Sous Henri Il, le, nombre des martyrs brûlés aux Halles est considérable et tous ne sont pas connus. C'est, le 26 mai 1548, Pierre Guyon originaire d'Auxerre qui, pour réparation des blasphèmes séditieux, hérétiques et scandaleux dicts et proférés par lui contre l'honneur de Dieu, du saint sacrement de l'autel, de notre mère sainte Église, est condamné à avoir la langue coupée au sortir de la chapelle de la Conciergerie, à être mené aux halles à y être soulevé à une potence et brûlé tout vif en l'air (11).

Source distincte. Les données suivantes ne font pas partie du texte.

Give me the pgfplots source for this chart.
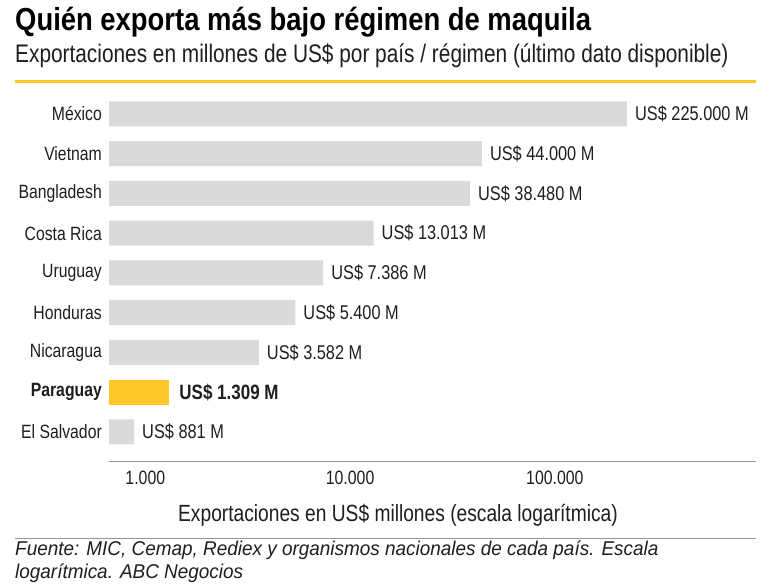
\documentclass[border=0pt]{standalone}
\usepackage{fontspec}
\usepackage{pgfplots}
\pgfplotsset{compat=1.18}
\setmainfont{Liberation Sans}[FakeStretch=0.82]
\newfontfamily\titlefont{Liberation Sans}[FakeStretch=0.86]
\newfontfamily\notefont{Liberation Sans}[FakeStretch=0.95]
\definecolor{barGray}{RGB}{218,218,218}
\definecolor{gold}{RGB}{255,199,40}
\definecolor{txt}{RGB}{30,30,30}
\definecolor{rule}{RGB}{150,150,150}

\begin{document}
\begin{tikzpicture}[x=1bp,y=1bp]
\useasboundingbox (0,0) rectangle (770,587);

% title block
\node[anchor=base west, inner sep=0, text=black] at (15,556)
  {\titlefont\bfseries\fontsize{32}{32}\selectfont Quién exporta más bajo régimen de maquila};
\node[anchor=base west, inner sep=0, text=txt] at (15,524)
  {\fontsize{25.5}{25.5}\selectfont Exportaciones en millones de US\$ por país / régimen (último dato disponible)};
\draw[gold, line width=3bp] (15,505) -- (756,505);

\begin{axis}[
  at={(109bp,125bp)}, anchor=south west,
  scale only axis, width=647bp, height=372bp,
  xmode=log, log origin x=infty,
  xmin=665, xmax=960000,
  ymin=-0.755, ymax=8.6,
  axis x line=bottom, axis y line=left,
  x axis line style={draw=rule, line width=1bp, -},
  y axis line style={draw=none},
  tick style={draw=none}, major tick length=0pt,
  minor x tick num=0, xminorticks=false,
  xtick={1000,10000,100000},
  xticklabels={1.000,10.000,100.000},
  xticklabel style={inner sep=0pt, anchor=north, yshift=-9bp,
    font=\fontsize{19.4}{19.4}\selectfont, text=txt},
  ytick={0,...,8},
  yticklabels={El Salvador,\textbf{Paraguay},Nicaragua,Honduras,Uruguay,Costa Rica,Bangladesh,Vietnam,México},
  yticklabel style={inner sep=0pt, anchor=east, xshift=-7bp,
    font=\fontsize{19.3}{19.3}\selectfont, text=txt},
  xbar, bar width=25bp, bar shift=0pt,
  point meta=explicit symbolic,
  nodes near coords,
  every node near coord/.append style={anchor=west, inner sep=0pt, xshift=8bp,
    font=\fontsize{20}{20}\selectfont, text=txt},
  clip=false,
]
\addplot[fill=barGray, draw=none] coordinates {
  (881,0)    [US\$ 881 M]
  (3582,2)   [US\$ 3.582 M]
  (5400,3)   [US\$ 5.400 M]
  (7386,4)   [US\$ 7.386 M]
  (13013,5)  [US\$ 13.013 M]
  (38480,6)  [US\$ 38.480 M]
  (44000,7)  [US\$ 44.000 M]
  (225000,8) [US\$ 225.000 M]
};
\addplot[fill=gold, draw=none,
  every node near coord/.append style={xshift=2bp, font=\fontsize{20.8}{20.8}\selectfont\bfseries}]
  coordinates {(1309,1) [US\$ 1.309 M]};
\end{axis}

\node[anchor=base, inner sep=0, text=txt] at (398,65)
  {\fontsize{23.5}{23.5}\selectfont Exportaciones en US\$ millones (escala logarítmica)};
\draw[rule, line width=1bp] (15,48) -- (756,48);
\node[anchor=base west, inner sep=0, text=txt] at (15,31)
  {\notefont\fontsize{20}{20}\selectfont\itshape Fuente: MIC, Cemap, Rediex y organismos nacionales de cada país. Escala};
\node[anchor=base west, inner sep=0, text=txt] at (15,8)
  {\notefont\fontsize{20}{20}\selectfont\itshape logarítmica. ABC Negocios};
\end{tikzpicture}
\end{document}
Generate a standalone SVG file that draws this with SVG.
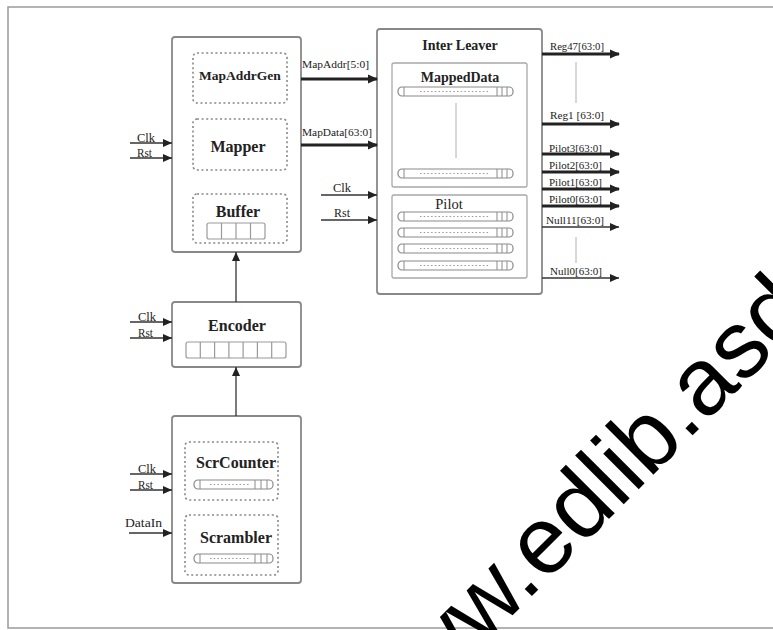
<svg xmlns="http://www.w3.org/2000/svg" width="773" height="630" viewBox="0 0 773 630">
<style>
.frame{fill:#fff;stroke:#9a9a9a;stroke-width:1.5}
.blk{fill:#fff;stroke:#888;stroke-width:1.8}
.dash{fill:none;stroke:#888;stroke-width:1.6;stroke-dasharray:2 2.6}
.sub{fill:none;stroke:#a8a8a8;stroke-width:1.3}
.cell{fill:#fff;stroke:#9a9a9a;stroke-width:1.2}
.thin{fill:none;stroke:#b0b0b0;stroke-width:1}
.t{font-family:"Liberation Serif","Times New Roman",serif;fill:#222}
.b{font-weight:bold}
.ti{font-size:16px;font-weight:bold;text-anchor:middle}
.lb{font-size:10px}
.ck{font-size:12px}
.w{stroke:#333;stroke-width:1.3;fill:none;marker-end:url(#ah)}
.wt{stroke:#222;stroke-width:3;fill:none;marker-end:url(#ahb)}
.barO{fill:#fff;stroke:#8a8a8a;stroke-width:1.2}
.barI{stroke:#8a8a8a;stroke-width:1}
.barD{stroke:#9a9a9a;stroke-width:1;stroke-dasharray:1.5 2.2}
.wm{font-family:"Liberation Sans",Arial,sans-serif;font-size:95px;fill:#000}
</style>
<defs>
<marker id="ah" markerUnits="userSpaceOnUse" markerWidth="9" markerHeight="8" refX="9" refY="4" orient="auto">
<path d="M0,0 L9,4 L0,8 z" fill="#222"/>
</marker>
<marker id="ahb" markerUnits="userSpaceOnUse" markerWidth="10" markerHeight="10" refX="9" refY="5" orient="auto">
<path d="M0,0.5 L10,5 L0,9.5 z" fill="#222"/>
</marker>
<g id="barL">
<rect class="barO" x="0" y="0" width="115" height="9" rx="4"/>
<line class="barI" x1="6" y1="0" x2="6" y2="9"/>
<line class="barI" x1="99" y1="0" x2="99" y2="9"/>
<line class="barI" x1="104" y1="0" x2="104" y2="9"/>
<line class="barI" x1="109" y1="0" x2="109" y2="9"/>
<line class="barD" x1="22" y1="4.5" x2="92" y2="4.5"/>
</g>
<g id="barS">
<rect class="barO" x="0" y="0" width="79" height="9" rx="4"/>
<line class="barI" x1="6" y1="0" x2="6" y2="9"/>
<line class="barI" x1="61" y1="0" x2="61" y2="9"/>
<line class="barI" x1="67" y1="0" x2="67" y2="9"/>
<line class="barI" x1="73" y1="0" x2="73" y2="9"/>
<line class="barD" x1="16" y1="4.5" x2="56" y2="4.5"/>
</g>
</defs>
<rect x="0" y="0" width="773" height="630" fill="#fff"/>
<rect class="frame" x="8" y="7" width="800" height="621"/>

<g id="mapper">
<rect class="blk" x="172" y="37" width="129" height="215" rx="3"/>
<rect class="dash" x="193" y="53" width="94" height="50" rx="4"/>
<text class="t b" x="240" y="80" font-size="13.5" text-anchor="middle">MapAddrGen</text>
<rect class="dash" x="193" y="119" width="94" height="51" rx="4"/>
<text class="t ti" x="238" y="152">Mapper</text>
<rect class="dash" x="193" y="194" width="94" height="49" rx="4"/>
<text class="t ti" x="238" y="217">Buffer</text>
<rect class="cell" x="207" y="223" width="58" height="16" rx="2"/>
<line class="cell" x1="221.5" y1="223" x2="221.5" y2="239"/>
<line class="cell" x1="236" y1="223" x2="236" y2="239"/>
<line class="cell" x1="250.5" y1="223" x2="250.5" y2="239"/>
</g>

<g id="encoder">
<rect class="blk" x="172" y="302" width="129" height="65" rx="3"/>
<text class="t ti" x="237" y="331" font-size="16.5">Encoder</text>
<rect class="cell" x="186" y="342" width="100" height="16" rx="2"/>
<line class="cell" x1="200.3" y1="342" x2="200.3" y2="358"/>
<line class="cell" x1="214.6" y1="342" x2="214.6" y2="358"/>
<line class="cell" x1="228.9" y1="342" x2="228.9" y2="358"/>
<line class="cell" x1="243.1" y1="342" x2="243.1" y2="358"/>
<line class="cell" x1="257.4" y1="342" x2="257.4" y2="358"/>
<line class="cell" x1="271.7" y1="342" x2="271.7" y2="358"/>
</g>

<g id="scrambler">
<rect class="blk" x="172" y="416" width="129" height="167" rx="3"/>
<rect class="dash" x="185" y="442" width="93" height="58" rx="4"/>
<text class="t ti" x="236" y="468">ScrCounter</text>
<use href="#barS" x="194" y="480"/>
<rect class="dash" x="185" y="515" width="93" height="60" rx="4"/>
<text class="t ti" x="236" y="543" font-size="16.5">Scrambler</text>
<use href="#barS" x="194" y="554"/>
</g>

<g id="interleaver">
<rect class="blk" x="377" y="29" width="165" height="265" rx="3"/>
<text class="t b" x="460" y="50" font-size="14" text-anchor="middle">Inter Leaver</text>
<rect class="sub" x="392" y="63" width="135" height="124" rx="2"/>
<text class="t b" x="460" y="82" font-size="14" text-anchor="middle">MappedData</text>
<use href="#barL" x="398" y="87"/>
<line class="thin" x1="456" y1="103" x2="456" y2="158"/>
<use href="#barL" x="398" y="169"/>
<rect class="sub" x="392" y="195" width="135" height="83" rx="2"/>
<text class="t" x="449" y="209" font-size="14.5" text-anchor="middle">Pilot</text>
<use href="#barL" x="398" y="212"/>
<use href="#barL" x="398" y="228"/>
<use href="#barL" x="398" y="244"/>
<use href="#barL" x="398" y="261"/>
</g>

<g id="connectors">
<line class="w" x1="236" y1="302" x2="236" y2="252"/>
<line class="w" x1="236" y1="416" x2="236" y2="367"/>
<line class="w" x1="130" y1="143" x2="172" y2="143"/>
<line class="w" x1="130" y1="158" x2="172" y2="158"/>
<line class="w" x1="130" y1="322" x2="172" y2="322"/>
<line class="w" x1="130" y1="338" x2="172" y2="338"/>
<line class="w" x1="130" y1="474" x2="172" y2="474"/>
<line class="w" x1="130" y1="490" x2="172" y2="490"/>
<line class="w" x1="129" y1="533" x2="172" y2="533"/>
<line class="wt" x1="301" y1="79" x2="377" y2="79"/>
<line class="wt" x1="301" y1="145" x2="377" y2="145"/>
<line class="w" x1="321" y1="195" x2="377" y2="195"/>
<line class="w" x1="321" y1="220" x2="377" y2="220"/>
<line class="wt" x1="542" y1="54" x2="619" y2="54"/>
<line class="thin" x1="576" y1="62" x2="576" y2="103"/>
<line class="wt" x1="542" y1="124" x2="619" y2="124"/>
<line class="wt" x1="542" y1="154" x2="619" y2="154"/>
<line class="wt" x1="542" y1="172" x2="619" y2="172"/>
<line class="wt" x1="542" y1="189" x2="619" y2="189"/>
<line class="wt" x1="542" y1="206" x2="619" y2="206"/>
<line class="w" x1="542" y1="227" x2="619" y2="227"/>
<line class="thin" x1="576" y1="237" x2="576" y2="263"/>
<line class="w" x1="542" y1="278" x2="619" y2="278"/>

<text class="t ck" x="137" y="142" textLength="18" lengthAdjust="spacingAndGlyphs">Clk</text>
<text class="t ck" x="137" y="157" textLength="15" lengthAdjust="spacingAndGlyphs">Rst</text>
<text class="t ck" x="138" y="321" textLength="18" lengthAdjust="spacingAndGlyphs">Clk</text>
<text class="t ck" x="138" y="337" textLength="15" lengthAdjust="spacingAndGlyphs">Rst</text>
<text class="t ck" x="138" y="473" textLength="18" lengthAdjust="spacingAndGlyphs">Clk</text>
<text class="t ck" x="138" y="489" textLength="15" lengthAdjust="spacingAndGlyphs">Rst</text>
<text class="t ck" x="125" y="527" textLength="37" lengthAdjust="spacingAndGlyphs">DataIn</text>
<text class="t ck" x="333" y="192" textLength="18" lengthAdjust="spacingAndGlyphs">Clk</text>
<text class="t ck" x="334" y="217" textLength="16" lengthAdjust="spacingAndGlyphs">Rst</text>
<text class="t lb" x="302" y="68" textLength="67" lengthAdjust="spacingAndGlyphs">MapAddr[5:0]</text>
<text class="t lb" x="302" y="136" textLength="70" lengthAdjust="spacingAndGlyphs">MapData[63:0]</text>
<text class="t lb" x="550" y="50" textLength="54" lengthAdjust="spacingAndGlyphs">Reg47[63:0]</text>
<text class="t lb" x="550" y="119" textLength="54" lengthAdjust="spacingAndGlyphs">Reg1 [63:0]</text>
<text class="t lb" x="549" y="152" textLength="53" lengthAdjust="spacingAndGlyphs">Pilot3[63:0]</text>
<text class="t lb" x="549" y="169" textLength="53" lengthAdjust="spacingAndGlyphs">Pilot2[63:0]</text>
<text class="t lb" x="549" y="186" textLength="53" lengthAdjust="spacingAndGlyphs">Pilot1[63:0]</text>
<text class="t lb" x="549" y="203" textLength="53" lengthAdjust="spacingAndGlyphs">Pilot0[63:0]</text>
<text class="t lb" x="546" y="224" textLength="58" lengthAdjust="spacingAndGlyphs">Null11[63:0]</text>
<text class="t lb" x="550" y="275" textLength="52" lengthAdjust="spacingAndGlyphs">Null0[63:0]</text>
</g>

<text class="wm" transform="translate(384,744) rotate(-45)">www.edlib.asd</text>
</svg>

Le 4 octobre de la même année, c'est Antoine Sebilleau, dit Navet qui est condamné à la même peine pour le même délit. Mais il faudrait un volume à part pour donner une idée de la répression furieuse qui marqua le règne de Henri II et nous renvoyons ceux qui voudraient s'en faire une juste idée au livre de M. N. Weiss, sur La Chambre ardente.


Table des matières

Page suivante:


(1) Aujourd'hui au coin de la rue de l'Arbre Sec et de la rue St-Honoré.
L' « Arbre Sec », c'est la potence qui s'élevait sur la place du Tiroir.

(2) Germain Brice, Description nouvelle de la ville de Paris, Paris, 1698, t. I, p. 97.

(3) Histoire de la Ville de Paris, éd. Cocheris, t. I, p. 93, et ibid., p. 176.

(4) Une liste des hérétiques ajournés par les gens du roy en 1534, l'appellent Audebert Valleton, Bulletin, t. XI, p. 257.

(5) Georges Cain, Promenades dans Paris, p. 294.

(6) I, p. 304.

(7) C'est-à-dire lieu d'exécution publique.

(8) Driart raconte que pendant le dîner auquel assistaient également le Dauphin, les enfants de France et la noblesse, le roi voulant montrer à l'Eglise son bon vouloir catholique, déclara que s'il pensait que l'un de ses membres fût souillé de la mauvaise hérésie de Luther, que lui-même il le voudrait couper pour être brûlé et ars - et même de ses propres enfants. Propos qui fut, ajoute Driart, « fort agréable aux bons catholiques. »
(9) Rue St-Honoré.
(10) Driart place ce supplice au samedi 22 janvier. Le Bulletin (1862, P. 256), place le fait au 21 avril. Mais il y a dans ce texte plusieurs erreurs évidentes de lecture. Cf. Bibl. publ. de Soissons, ms. 189, fol. 79.
Crespin, dont la Chronique du roy François 1er, le Journal d'un bourgeois de Paris, la Chronique parisienne, de Pierre Driart, le Journal de François Grin, etc., n'ont fait que confirmer l'exactitude, nous donne le nom de la pauvre maîtresse d'École. Elle s'appelait la Catelle. Il commet, croyons-nous, une erreur en indiquant qu'elle fut brûlée vive au bout de la rue de la Huchette (Voir le chapitre sur l'Abreuvoir Popin). (Martyrologe, éd. Toulouse, t. I, p. 305.)
(11) N. Weiss, La Chambre ardente, p. 57, 58.